Space Rotation with Basis Transformation for Training-free Test-Time Adaptation
Chenhao Ding, Xinyuan Gao, Songlin Dong, Yuhang He, Qiang Wang, Xiang Song, Alex Kot, Yihong Gong
TL;DR
This work tackles test-time adaptation under distribution shift for vision-language models by addressing the rigidity of the original CLIP feature space. It introduces Space Rotation with Basis Transformation (SOBA), which builds an orthogonal basis from a covariance-informed PCA and rotates the feature space to yield clearer inter-class separation, enabling better inference without any training. A dynamic queue of pseudo-labeled samples guides basis construction, while a transformed prototype-based classifier complements the CLIP predictions, with results showing state-of-the-art performance and improved efficiency over training-based and other training-free TTA methods. The approach is simple to implement, accelerates inference, and demonstrates robust generalization across ImageNet-based OOD data and diverse cross-dataset tasks, highlighting the practical impact of feature-space redesign for test-time adaptation.
Abstract
With the development of visual-language models (VLM) in downstream task applications, test-time adaptation methods based on VLM have attracted increasing attention for their ability to address changes distribution in test-time. Although prior approaches have achieved some progress, they typically either demand substantial computational resources or are constrained by the limitations of the original feature space, rendering them less effective for test-time adaptation tasks. To address these challenges, we propose a training-free feature space rotation with basis transformation for test-time adaptation.

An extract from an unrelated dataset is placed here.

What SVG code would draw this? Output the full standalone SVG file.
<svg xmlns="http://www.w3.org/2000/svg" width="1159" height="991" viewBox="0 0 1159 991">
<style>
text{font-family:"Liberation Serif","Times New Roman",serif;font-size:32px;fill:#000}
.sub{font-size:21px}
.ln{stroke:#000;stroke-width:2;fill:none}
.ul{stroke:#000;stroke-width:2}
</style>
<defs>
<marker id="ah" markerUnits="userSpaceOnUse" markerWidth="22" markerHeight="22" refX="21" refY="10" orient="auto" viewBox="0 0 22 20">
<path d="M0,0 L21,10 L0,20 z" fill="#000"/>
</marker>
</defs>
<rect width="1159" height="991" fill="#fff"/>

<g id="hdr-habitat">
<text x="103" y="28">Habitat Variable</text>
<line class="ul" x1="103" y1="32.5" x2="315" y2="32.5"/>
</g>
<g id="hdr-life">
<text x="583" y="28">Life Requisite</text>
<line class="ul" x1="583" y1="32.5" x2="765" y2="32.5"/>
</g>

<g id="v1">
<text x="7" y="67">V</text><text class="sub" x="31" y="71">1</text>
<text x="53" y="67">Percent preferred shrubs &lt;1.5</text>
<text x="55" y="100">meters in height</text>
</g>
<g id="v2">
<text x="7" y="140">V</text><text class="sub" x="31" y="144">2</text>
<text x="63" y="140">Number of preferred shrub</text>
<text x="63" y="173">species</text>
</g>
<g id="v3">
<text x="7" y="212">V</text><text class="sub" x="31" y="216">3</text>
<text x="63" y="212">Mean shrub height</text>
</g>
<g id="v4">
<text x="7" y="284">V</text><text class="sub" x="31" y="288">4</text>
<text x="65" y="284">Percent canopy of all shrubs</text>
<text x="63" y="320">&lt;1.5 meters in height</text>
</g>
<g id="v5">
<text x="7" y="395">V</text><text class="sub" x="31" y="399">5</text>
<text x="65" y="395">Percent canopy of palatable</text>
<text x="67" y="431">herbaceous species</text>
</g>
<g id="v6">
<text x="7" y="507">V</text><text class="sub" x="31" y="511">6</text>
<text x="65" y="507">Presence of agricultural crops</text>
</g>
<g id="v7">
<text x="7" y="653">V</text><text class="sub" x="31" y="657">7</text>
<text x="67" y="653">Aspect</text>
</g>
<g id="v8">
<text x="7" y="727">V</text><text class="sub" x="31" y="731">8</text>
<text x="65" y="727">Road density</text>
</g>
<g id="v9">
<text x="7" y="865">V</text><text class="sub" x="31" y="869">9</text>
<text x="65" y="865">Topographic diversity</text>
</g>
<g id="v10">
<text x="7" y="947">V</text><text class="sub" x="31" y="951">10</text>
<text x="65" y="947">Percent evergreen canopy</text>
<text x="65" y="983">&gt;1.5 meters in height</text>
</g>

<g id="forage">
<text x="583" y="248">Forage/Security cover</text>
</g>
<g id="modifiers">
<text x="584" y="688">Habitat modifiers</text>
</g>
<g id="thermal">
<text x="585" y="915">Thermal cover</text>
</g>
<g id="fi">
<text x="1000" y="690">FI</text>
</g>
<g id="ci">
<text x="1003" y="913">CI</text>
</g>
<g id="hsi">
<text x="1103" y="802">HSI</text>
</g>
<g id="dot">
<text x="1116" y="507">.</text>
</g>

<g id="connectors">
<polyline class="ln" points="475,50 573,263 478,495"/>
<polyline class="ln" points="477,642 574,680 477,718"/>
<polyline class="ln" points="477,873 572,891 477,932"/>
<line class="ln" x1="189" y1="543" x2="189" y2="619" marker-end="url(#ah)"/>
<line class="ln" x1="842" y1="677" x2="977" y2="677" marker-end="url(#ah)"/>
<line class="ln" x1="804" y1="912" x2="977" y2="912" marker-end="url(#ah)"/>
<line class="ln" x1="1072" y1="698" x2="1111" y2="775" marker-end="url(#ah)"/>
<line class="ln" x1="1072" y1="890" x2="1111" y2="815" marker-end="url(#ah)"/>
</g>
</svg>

By leveraging the inherent distinctions among classes, we reconstruct the original feature space and map it to a new representation, thereby enhancing the clarity of class differences and providing more effective guidance for the model during testing. Additionally, to better capture relevant information from various classes, we maintain a dynamic queue to store representative samples. Experimental results across multiple benchmarks demonstrate that our method outperforms state-of-the-art techniques in terms of both performance and efficiency.